### Exercise instructions
Using the material below, print a verbatim copy of every line from the one containing "Give me the React, TypeScript" through the one containing "1.8, 2, 2.2]", inclusive, and omit the pictures.

### Entries supplied

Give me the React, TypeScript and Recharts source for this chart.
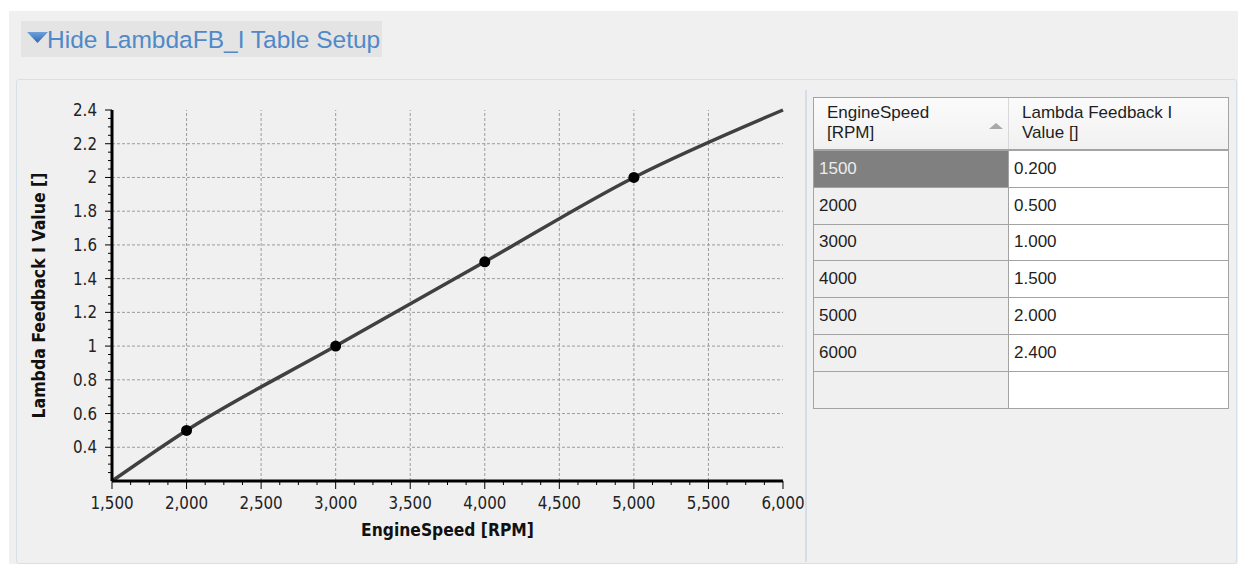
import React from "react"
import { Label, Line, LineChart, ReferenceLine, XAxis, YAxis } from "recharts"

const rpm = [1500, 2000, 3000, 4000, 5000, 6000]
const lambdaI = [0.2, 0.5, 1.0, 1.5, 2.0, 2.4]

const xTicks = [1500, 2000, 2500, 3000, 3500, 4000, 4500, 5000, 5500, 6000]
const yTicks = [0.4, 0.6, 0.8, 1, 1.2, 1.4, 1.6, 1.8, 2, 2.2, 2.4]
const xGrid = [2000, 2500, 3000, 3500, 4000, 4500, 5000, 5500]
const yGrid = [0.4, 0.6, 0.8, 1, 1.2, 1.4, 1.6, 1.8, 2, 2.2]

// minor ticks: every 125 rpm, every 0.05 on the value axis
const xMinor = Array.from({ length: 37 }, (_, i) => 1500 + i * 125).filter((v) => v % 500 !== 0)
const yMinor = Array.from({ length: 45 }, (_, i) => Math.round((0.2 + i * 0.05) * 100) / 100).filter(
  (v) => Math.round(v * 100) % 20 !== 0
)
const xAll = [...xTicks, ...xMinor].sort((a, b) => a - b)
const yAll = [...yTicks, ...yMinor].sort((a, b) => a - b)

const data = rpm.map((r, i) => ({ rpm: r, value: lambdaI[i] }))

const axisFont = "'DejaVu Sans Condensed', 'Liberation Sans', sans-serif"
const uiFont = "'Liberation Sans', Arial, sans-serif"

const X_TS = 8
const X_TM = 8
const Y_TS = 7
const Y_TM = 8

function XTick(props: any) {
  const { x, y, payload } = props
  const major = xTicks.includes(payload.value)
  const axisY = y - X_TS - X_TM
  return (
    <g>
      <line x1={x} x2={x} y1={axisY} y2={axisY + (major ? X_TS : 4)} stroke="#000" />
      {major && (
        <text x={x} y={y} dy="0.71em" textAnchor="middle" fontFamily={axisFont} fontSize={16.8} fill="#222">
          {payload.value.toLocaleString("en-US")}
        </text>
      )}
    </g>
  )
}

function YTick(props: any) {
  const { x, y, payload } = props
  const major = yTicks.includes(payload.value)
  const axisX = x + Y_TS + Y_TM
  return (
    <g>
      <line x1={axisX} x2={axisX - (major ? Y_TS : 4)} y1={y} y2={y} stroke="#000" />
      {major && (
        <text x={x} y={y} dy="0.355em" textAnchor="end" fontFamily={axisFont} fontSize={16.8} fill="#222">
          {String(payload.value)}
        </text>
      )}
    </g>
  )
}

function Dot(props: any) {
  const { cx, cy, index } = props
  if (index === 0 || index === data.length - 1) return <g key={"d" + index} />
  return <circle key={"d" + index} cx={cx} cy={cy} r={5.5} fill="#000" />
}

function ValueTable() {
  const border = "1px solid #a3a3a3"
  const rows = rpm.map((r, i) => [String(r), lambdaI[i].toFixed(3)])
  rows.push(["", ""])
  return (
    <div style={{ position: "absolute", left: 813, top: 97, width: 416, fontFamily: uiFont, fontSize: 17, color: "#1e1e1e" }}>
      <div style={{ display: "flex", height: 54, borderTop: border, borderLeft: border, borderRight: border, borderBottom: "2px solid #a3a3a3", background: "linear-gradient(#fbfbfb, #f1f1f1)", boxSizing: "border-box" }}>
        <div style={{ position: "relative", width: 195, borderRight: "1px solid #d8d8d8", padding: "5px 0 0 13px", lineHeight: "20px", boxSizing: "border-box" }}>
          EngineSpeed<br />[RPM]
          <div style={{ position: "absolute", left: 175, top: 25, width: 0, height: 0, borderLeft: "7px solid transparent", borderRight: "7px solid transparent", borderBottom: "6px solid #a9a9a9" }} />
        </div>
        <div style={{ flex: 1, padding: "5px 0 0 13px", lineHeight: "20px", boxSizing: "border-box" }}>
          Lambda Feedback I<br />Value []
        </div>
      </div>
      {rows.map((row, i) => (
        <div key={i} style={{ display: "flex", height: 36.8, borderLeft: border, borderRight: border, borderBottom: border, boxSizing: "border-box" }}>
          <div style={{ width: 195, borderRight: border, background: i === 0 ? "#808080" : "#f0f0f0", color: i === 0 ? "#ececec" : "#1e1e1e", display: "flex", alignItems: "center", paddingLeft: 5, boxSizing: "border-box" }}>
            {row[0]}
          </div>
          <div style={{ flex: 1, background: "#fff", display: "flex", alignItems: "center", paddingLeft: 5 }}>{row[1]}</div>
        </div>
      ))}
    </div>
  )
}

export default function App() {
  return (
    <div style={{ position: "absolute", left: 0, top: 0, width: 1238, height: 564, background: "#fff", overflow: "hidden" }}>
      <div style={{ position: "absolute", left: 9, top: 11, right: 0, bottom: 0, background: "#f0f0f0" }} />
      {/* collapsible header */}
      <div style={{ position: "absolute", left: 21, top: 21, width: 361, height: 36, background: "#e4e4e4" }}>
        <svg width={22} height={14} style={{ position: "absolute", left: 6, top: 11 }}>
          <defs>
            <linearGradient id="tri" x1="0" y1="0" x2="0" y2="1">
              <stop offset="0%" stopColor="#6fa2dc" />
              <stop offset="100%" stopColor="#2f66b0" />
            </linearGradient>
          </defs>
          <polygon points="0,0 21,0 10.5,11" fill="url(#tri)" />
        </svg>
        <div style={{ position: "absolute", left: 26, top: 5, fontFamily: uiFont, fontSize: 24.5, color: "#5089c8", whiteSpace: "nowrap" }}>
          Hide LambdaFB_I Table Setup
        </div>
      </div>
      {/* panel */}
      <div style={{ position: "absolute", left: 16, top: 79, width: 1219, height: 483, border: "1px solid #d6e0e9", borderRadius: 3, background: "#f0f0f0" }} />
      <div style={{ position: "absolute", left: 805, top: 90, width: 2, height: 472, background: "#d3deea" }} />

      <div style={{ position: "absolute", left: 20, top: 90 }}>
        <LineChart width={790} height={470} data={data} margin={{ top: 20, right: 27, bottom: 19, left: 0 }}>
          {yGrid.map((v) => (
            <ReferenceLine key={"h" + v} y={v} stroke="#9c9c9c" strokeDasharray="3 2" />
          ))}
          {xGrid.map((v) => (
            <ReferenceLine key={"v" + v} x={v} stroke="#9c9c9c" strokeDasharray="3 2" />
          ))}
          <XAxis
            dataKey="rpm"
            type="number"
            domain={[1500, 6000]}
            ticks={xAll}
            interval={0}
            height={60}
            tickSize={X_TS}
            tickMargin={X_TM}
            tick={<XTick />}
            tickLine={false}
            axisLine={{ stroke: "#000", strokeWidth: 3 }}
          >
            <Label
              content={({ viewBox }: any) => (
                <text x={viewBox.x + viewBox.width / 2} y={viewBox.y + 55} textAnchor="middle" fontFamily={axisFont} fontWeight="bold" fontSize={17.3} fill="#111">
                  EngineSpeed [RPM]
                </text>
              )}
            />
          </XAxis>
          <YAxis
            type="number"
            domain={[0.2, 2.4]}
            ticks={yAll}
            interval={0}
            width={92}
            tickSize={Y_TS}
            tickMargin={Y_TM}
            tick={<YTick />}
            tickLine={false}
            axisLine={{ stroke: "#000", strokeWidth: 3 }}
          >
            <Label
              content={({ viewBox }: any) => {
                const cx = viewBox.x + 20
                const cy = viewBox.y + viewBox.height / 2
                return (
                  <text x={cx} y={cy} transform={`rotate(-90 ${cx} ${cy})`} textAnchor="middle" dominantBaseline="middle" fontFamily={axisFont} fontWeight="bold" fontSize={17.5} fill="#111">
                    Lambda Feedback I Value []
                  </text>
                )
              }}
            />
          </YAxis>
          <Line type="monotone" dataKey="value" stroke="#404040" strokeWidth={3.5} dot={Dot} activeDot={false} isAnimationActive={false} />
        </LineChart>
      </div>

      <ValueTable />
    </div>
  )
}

* * *

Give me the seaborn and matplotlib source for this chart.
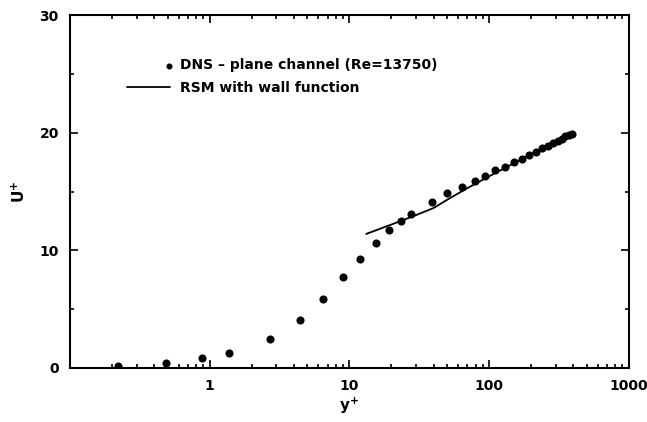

### The solution
Give me the React, TypeScript and Recharts source for this chart.
import React from "react"
import { Label, Line, LineChart, ReferenceLine, XAxis, YAxis } from "recharts"

const rpm = [1500, 2000, 3000, 4000, 5000, 6000]
const lambdaI = [0.2, 0.5, 1.0, 1.5, 2.0, 2.4]

const xTicks = [1500, 2000, 2500, 3000, 3500, 4000, 4500, 5000, 5500, 6000]
const yTicks = [0.4, 0.6, 0.8, 1, 1.2, 1.4, 1.6, 1.8, 2, 2.2, 2.4]
const xGrid = [2000, 2500, 3000, 3500, 4000, 4500, 5000, 5500]
const yGrid = [0.4, 0.6, 0.8, 1, 1.2, 1.4, 1.6, 1.8, 2, 2.2]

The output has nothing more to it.